High Maintenance (2022) uses an image depicting a quintessential Los Angeles sunset as the background over which he composites a photograph looking into a store window where a broken Batman doll rests against the wall below toy cars coupled with a tall blue inflatable tube figure located behind a bus bench whose sign reads "Just a Prick" (it is an ad for HIV testing). Fischer pays attention to chance juxtapositions and through digital montaging also plays with scale shifts when compositing the images. While the photographs in the book are crisp and exact, he plays with opacity changes in the paintings while creating the final compositions to allow multiple layers to be seen simultaneously.
In Mulholland Drive (2023), he focuses on the twisting curves of the road.
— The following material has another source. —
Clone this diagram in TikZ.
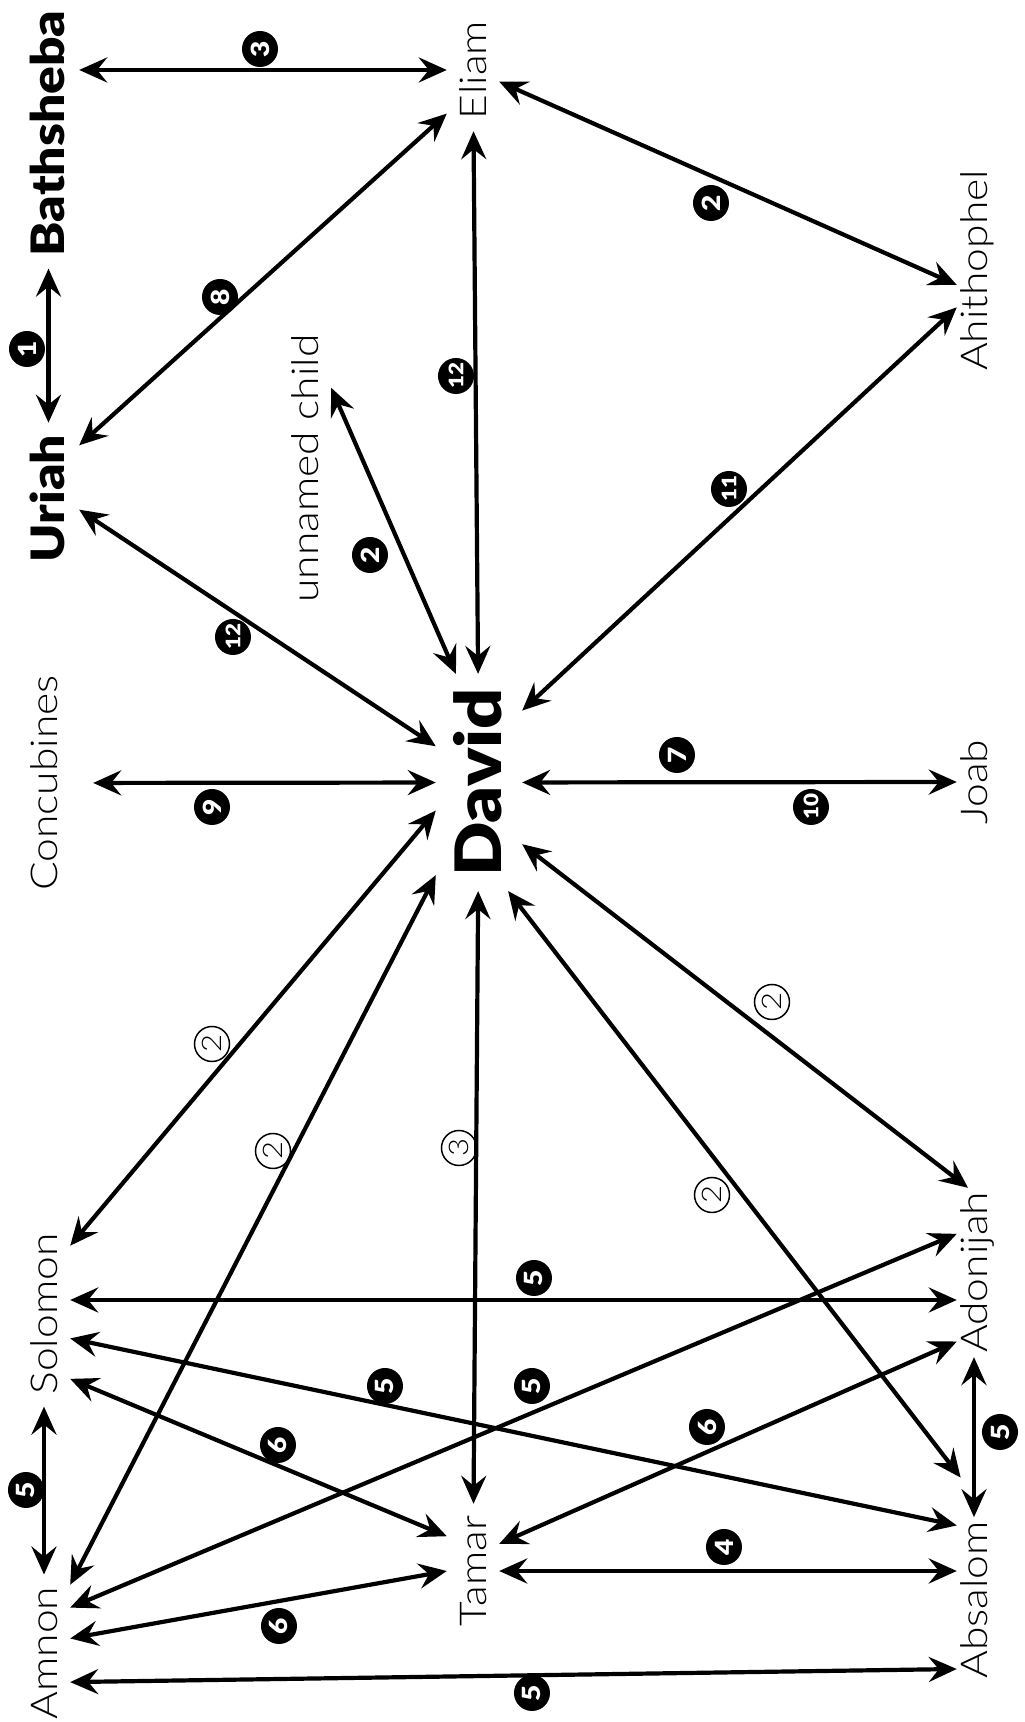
\documentclass[tikz,border=0pt]{standalone}
\usepackage{fontspec}
\usetikzlibrary{arrows.meta}
\setmainfont{Lato}
\IfFontExistsTF{Lato Light}
  {\newfontfamily\namefont[FakeStretch=1.15]{Lato Light}}
  {\newfontfamily\namefont[FakeStretch=1.15]{Lato}}
\IfFontExistsTF{Lato Black}
  {\newfontfamily\heroname[FakeStretch=1.12]{Lato Black}}
  {\newfontfamily\heroname[FakeStretch=1.12]{Lato Bold}}

\tikzset{
  person/.style={font=\namefont\fontsize{37}{40}\selectfont, anchor=base,
    text height=28pt, text depth=0pt, inner xsep=12pt, inner ysep=12pt},
  farperson/.style={person, inner xsep=4pt, inner ysep=3pt},
  hero/.style={font=\heroname\fontsize{46}{50}\selectfont, anchor=base,
    text height=33pt, text depth=0pt, inner xsep=12pt, inner ysep=14pt},
  king/.style={hero, font=\heroname\fontsize{64}{68}\selectfont,
    text height=46pt, inner xsep=14pt, inner ysep=20pt},
  link/.style={line width=4.2pt,
    {Stealth[length=28pt,width=25pt,inset=10pt]}-{Stealth[length=28pt,width=25pt,inset=10pt]}},
  badge/.style={circle, fill=black, text=white, minimum size=36pt, inner sep=0pt,
    font=\heroname\fontsize{25}{25}\selectfont},
  badgetwo/.style={badge, font=\heroname\fontsize{20}{20}\selectfont},
  ring/.style={circle, draw, line width=1.5pt, minimum size=35pt, inner sep=0pt,
    font=\namefont\fontsize{27}{27}\selectfont}
}

\begin{document}
\begin{tikzpicture}[x=1pt, y=1pt, rotate=90, transform shape]
  \useasboundingbox (0,0) rectangle (1722,1025);

  % People
  \node[hero] (bathsheba) at (1588.5,960) {Bathsheba};
  \node[hero] (uriah) at (1223.5,960) {Uriah};
  \node[king] (david) at (939.5,523) {David};
  \node[person] (eliam) at (1652,538) {Eliam};
  \node[farperson] (ahithophel) at (1451.5,37) {Ahithophel};
  \node[person] (child) at (1253.5,706) {unnamed child};
  \node[person, inner ysep=35pt] (concubines) at (939,967) {Concubines};
  \node[farperson] (joab) at (940,37) {Joab};
  \node[person] (solomon) at (408,967) {Solomon};
  \node[person] (amnon) at (69,967) {Amnon};
  \node[person] (tamar) at (151,538) {Tamar};
  \node[farperson] (adonijah) at (449.5,37) {Adonijah};
  \node[farperson] (absalom) at (122,37) {Absalom};

  % Bathsheba's household
  \draw[link] (uriah) -- (bathsheba) node[badge] (n1) at (1373,998) {1};
  \draw[link] (bathsheba.south -| eliam) -- (eliam) node[badge] (n3) at (1673,765) {3};
  \draw[link] (uriah.-30) -- (eliam.149) node[badge] (n8) at (1425,805) {8};
  \draw[link] (eliam.246) -- (ahithophel.130) node[badge] (n2a) at (1519,314) {2};

  % Around David
  \draw[link] (eliam) -- (david) node[badgetwo] (n12a) at (1346,569) {12};
  \draw[link] (ahithophel.155) -- (david.-31) node[badgetwo] (n11) at (1233,296) {11};
  \draw[link] (child.-18) -- (david.12) node[badge] (n2b) at (1167,655) {2};
  \draw[link] (uriah.250) -- (david.50) node[badgetwo] (n12b) at (1085,792) {12};
  \draw[link] (concubines) -- (david) node[badge] (n9) at (915,813) {9};
  \draw[link] (david) -- (joab) node[badge] (n7) at (967,348) {7}
    node[badgetwo] (n10) at (915,214) {10};

  % David's children
  \draw[link] (david.123) -- (solomon.-21) node[ring] (r2a) at (678,813) {2};
  \draw[link] (david.155) -- (amnon.-21) node[ring] (r2b) at (571,752) {2};
  \draw[link] (david) -- (tamar) node[ring] (r3) at (574,566) {3};
  \draw[link, shorten >=50pt] (david.195) -- (absalom.south east) node[ring] (r2c) at (527,313) {2};
  \draw[link] (david.215) -- (adonijah.4) node[ring] (r2d) at (720,253) {2};

  % Among the children
  \draw[link] ([xshift=14pt]solomon.south) -- ([xshift=14pt]solomon.south |- adonijah.north)
    node[badge] (n5a) at (444,491) {5};
  \draw[link] (solomon.227) -- (absalom.13) node[badge] (n5b) at (336,640) {5};
  \draw[link] (solomon.202) -- (tamar.37) node[badge] (n6a) at (277,747) {6};
  \draw[link] (solomon) -- (amnon) node[badge] (n5c) at (232,999) {5};
  \draw[link] (amnon.-30) -- (adonijah.24) node[badge] (n5d) at (336,493) {5};
  \draw[link] (tamar.-44) -- (adonijah.166) node[badge] (n6b) at (295,318) {6};
  \draw[link] (tamar.south) -- (tamar.south |- absalom.north) node[badge] (n4) at (175,301) {4};
  \draw[link] (amnon.-61) -- (tamar.north) node[badge] (n6c) at (96,746) {6};
  \draw[link] (amnon.222) -- (absalom.166) node[badge] (n5e) at (29,493) {5};
  \draw[link] (adonijah) -- (absalom) node[badge] (n5f) at (290,25) {5};
\end{tikzpicture}
\end{document}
The original photograph depicting a sports car driving down the street is presented as an inverse, so the cars shadow appears white rather than black and the trees more light than dark. A painted abstraction fills part of the background paralleling the curves in the road and giving the image a sinister, nightmare-like aura.
Fischer cleverly transforms his photographs into evocative compositions that speak to the diversity of Los Angeles, not in terms of its population but in terms of the experience of the natural and urban landscape and how that defines the city. While the paintings are large composites, the book of photographs is a thoughtful and insightful document that illustrates the complexity of the city— a place where one can witness a coyote crossing one street and a stuffed monkey sitting in a tree on another. Fischer is an astute observer who captures the nuances that make Los Angeles such a unique and special place.